◆ **WHAT TO DO**:
For the listing underneath, give the count of lines containing the string "this" and nothing further.

◆ **GIVEN INFORMATION**:

────

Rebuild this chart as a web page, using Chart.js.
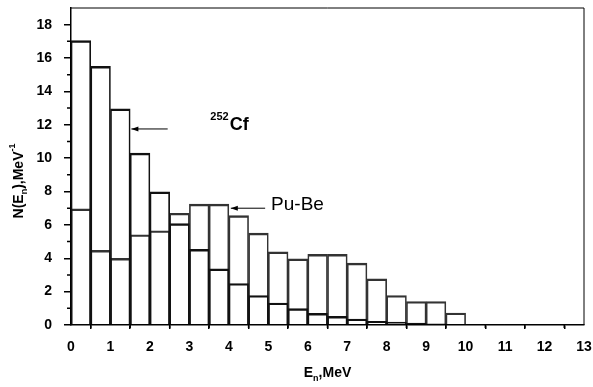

────

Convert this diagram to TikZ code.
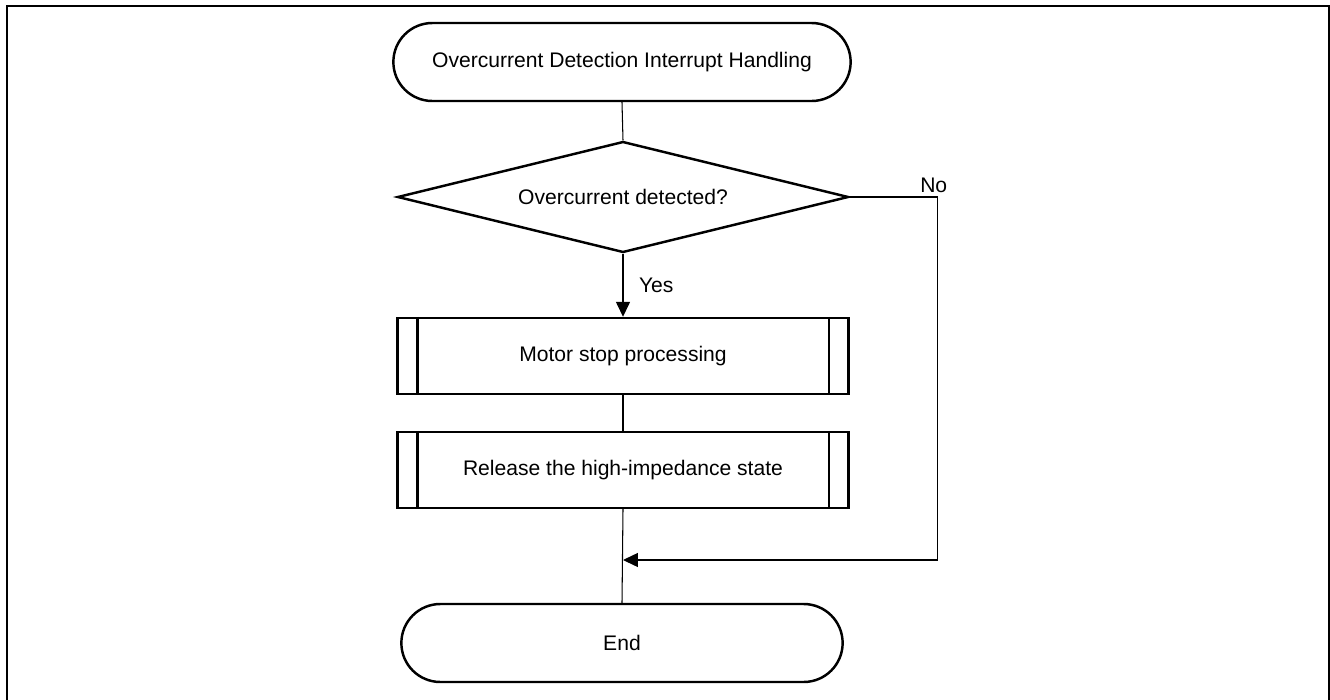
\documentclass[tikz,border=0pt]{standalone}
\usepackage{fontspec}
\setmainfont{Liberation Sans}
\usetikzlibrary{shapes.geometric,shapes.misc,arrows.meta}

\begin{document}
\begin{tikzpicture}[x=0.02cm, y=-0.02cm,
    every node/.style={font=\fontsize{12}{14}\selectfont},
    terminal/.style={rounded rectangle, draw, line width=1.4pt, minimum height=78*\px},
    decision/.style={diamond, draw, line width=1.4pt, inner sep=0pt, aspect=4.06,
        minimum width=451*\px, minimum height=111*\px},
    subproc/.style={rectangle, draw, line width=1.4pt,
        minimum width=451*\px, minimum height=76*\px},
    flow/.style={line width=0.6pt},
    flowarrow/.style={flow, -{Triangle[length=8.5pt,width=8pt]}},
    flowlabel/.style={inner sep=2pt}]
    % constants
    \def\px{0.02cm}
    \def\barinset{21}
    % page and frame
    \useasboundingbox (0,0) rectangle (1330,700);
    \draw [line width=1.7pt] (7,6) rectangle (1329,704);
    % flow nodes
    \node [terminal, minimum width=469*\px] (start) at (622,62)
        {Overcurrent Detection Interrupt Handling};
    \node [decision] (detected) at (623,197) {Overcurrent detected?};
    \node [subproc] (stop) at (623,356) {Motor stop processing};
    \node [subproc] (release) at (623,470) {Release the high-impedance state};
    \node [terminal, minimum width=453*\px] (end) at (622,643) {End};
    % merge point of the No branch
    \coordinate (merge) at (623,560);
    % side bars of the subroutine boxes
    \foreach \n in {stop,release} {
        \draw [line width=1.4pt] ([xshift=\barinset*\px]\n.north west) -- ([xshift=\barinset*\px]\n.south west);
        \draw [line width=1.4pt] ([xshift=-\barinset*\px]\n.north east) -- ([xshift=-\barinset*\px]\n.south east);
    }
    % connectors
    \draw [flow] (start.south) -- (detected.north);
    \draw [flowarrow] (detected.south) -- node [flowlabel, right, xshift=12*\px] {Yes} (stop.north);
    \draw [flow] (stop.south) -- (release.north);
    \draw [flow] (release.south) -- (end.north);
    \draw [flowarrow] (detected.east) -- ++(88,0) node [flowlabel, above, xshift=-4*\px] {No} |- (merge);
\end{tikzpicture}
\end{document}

────

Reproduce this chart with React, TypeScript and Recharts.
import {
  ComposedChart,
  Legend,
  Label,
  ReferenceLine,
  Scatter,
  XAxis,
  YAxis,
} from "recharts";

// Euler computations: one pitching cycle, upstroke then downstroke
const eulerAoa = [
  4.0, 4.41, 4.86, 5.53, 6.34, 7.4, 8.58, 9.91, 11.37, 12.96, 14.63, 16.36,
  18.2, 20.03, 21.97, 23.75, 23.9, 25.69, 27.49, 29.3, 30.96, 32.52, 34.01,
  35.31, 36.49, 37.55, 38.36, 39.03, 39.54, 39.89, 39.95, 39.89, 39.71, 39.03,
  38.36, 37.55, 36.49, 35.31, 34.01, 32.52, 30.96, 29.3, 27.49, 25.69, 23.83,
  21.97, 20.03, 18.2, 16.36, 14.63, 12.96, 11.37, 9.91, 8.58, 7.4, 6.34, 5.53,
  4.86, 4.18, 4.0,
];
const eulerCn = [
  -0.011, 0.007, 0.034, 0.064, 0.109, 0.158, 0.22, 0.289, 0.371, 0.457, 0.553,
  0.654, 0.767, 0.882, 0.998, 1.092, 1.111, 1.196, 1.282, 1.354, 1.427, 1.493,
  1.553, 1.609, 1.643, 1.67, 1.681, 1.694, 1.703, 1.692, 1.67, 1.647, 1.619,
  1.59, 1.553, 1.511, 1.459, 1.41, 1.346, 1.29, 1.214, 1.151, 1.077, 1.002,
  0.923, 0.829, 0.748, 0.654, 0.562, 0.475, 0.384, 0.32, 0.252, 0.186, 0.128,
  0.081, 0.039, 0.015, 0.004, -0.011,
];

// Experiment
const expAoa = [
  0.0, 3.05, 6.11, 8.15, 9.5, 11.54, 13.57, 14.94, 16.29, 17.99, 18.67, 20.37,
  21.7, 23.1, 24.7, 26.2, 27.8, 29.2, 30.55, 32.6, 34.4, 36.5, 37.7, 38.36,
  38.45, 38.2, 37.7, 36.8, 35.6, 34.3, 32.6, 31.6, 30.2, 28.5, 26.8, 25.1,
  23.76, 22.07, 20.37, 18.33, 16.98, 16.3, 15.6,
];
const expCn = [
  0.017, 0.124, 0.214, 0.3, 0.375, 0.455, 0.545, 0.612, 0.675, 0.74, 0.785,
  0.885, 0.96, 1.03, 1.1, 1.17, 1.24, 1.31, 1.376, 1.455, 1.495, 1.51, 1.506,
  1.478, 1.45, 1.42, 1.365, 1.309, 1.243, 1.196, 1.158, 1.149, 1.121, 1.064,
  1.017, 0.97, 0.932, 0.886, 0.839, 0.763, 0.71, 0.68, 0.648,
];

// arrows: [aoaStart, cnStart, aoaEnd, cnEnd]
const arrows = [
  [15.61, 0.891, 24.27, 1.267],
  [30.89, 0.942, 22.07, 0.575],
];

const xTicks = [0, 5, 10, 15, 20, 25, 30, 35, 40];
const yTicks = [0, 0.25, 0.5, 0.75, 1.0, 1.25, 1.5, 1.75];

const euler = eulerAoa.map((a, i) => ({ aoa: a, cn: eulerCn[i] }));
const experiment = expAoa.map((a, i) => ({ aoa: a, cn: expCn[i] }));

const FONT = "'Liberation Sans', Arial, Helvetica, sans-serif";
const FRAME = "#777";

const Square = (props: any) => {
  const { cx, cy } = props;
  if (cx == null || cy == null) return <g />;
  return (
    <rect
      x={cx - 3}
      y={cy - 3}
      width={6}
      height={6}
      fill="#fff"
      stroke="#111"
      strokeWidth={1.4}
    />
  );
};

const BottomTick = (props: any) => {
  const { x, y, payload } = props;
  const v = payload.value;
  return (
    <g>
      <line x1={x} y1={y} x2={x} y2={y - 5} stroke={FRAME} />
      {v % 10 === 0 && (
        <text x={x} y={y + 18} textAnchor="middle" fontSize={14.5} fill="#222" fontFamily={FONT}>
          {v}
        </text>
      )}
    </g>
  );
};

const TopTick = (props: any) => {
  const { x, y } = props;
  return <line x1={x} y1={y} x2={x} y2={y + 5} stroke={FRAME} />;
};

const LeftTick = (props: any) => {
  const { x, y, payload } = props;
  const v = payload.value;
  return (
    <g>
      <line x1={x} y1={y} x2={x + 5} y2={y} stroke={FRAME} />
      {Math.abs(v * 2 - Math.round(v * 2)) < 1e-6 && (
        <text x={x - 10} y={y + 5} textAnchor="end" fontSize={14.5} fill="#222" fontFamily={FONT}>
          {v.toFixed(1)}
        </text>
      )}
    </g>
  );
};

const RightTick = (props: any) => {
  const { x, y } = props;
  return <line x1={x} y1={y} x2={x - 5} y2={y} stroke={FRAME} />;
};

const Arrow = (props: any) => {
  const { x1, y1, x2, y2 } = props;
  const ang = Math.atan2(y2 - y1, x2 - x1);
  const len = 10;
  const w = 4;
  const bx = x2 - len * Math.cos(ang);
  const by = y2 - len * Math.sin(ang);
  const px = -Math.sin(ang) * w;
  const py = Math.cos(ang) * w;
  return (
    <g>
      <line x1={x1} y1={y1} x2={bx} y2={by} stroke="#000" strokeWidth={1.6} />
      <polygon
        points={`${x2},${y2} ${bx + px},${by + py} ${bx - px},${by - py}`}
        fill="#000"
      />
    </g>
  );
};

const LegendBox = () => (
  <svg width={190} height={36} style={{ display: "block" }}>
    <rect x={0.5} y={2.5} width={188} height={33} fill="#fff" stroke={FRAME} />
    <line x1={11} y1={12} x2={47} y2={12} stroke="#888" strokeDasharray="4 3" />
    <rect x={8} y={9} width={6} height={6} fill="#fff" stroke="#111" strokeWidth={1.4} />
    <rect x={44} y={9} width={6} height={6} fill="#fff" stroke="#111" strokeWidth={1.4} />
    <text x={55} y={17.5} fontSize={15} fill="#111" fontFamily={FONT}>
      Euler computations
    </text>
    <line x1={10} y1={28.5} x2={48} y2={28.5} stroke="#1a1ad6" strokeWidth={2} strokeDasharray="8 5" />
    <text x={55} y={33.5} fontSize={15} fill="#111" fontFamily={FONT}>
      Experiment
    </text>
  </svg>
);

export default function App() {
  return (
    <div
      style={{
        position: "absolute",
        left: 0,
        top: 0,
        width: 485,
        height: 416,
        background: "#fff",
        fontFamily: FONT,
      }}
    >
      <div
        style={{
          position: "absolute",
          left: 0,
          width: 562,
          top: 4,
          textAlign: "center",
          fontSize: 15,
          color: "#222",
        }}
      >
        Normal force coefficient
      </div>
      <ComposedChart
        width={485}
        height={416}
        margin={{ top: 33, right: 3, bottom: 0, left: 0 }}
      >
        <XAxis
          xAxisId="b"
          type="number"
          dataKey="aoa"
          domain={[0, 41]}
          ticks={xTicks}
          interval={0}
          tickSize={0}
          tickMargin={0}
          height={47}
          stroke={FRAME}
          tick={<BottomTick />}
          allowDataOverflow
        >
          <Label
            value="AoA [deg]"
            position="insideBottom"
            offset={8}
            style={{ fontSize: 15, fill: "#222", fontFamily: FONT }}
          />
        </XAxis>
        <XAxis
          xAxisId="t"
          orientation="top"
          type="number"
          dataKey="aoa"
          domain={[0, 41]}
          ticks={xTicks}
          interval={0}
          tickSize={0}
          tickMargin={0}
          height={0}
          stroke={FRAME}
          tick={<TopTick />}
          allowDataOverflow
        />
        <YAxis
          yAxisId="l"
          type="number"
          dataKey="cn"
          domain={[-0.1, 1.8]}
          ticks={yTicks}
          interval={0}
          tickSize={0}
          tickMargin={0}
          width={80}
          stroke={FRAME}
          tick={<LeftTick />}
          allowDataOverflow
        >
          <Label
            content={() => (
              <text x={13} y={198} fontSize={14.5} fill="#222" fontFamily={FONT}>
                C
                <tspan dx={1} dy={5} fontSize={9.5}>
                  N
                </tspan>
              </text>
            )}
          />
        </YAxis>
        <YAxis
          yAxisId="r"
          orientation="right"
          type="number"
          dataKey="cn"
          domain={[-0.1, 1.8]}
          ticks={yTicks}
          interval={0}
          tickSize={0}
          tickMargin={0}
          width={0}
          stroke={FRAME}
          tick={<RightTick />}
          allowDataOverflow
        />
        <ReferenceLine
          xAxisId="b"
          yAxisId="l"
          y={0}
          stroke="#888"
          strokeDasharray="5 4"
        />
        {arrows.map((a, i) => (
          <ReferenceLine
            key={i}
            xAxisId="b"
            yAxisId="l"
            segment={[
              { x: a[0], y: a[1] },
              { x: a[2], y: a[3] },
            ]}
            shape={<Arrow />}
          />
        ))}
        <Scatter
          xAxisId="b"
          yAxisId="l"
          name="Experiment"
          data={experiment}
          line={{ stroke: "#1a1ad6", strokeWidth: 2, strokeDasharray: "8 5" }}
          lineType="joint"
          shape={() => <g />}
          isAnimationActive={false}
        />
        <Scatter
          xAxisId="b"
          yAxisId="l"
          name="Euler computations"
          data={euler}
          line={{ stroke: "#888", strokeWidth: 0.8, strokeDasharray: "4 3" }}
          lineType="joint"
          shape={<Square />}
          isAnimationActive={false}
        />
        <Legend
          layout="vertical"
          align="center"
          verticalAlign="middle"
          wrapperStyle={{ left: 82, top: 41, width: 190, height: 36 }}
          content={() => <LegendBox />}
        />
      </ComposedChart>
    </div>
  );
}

────

◆ **ANSWER TO THE EXERCISE**:
3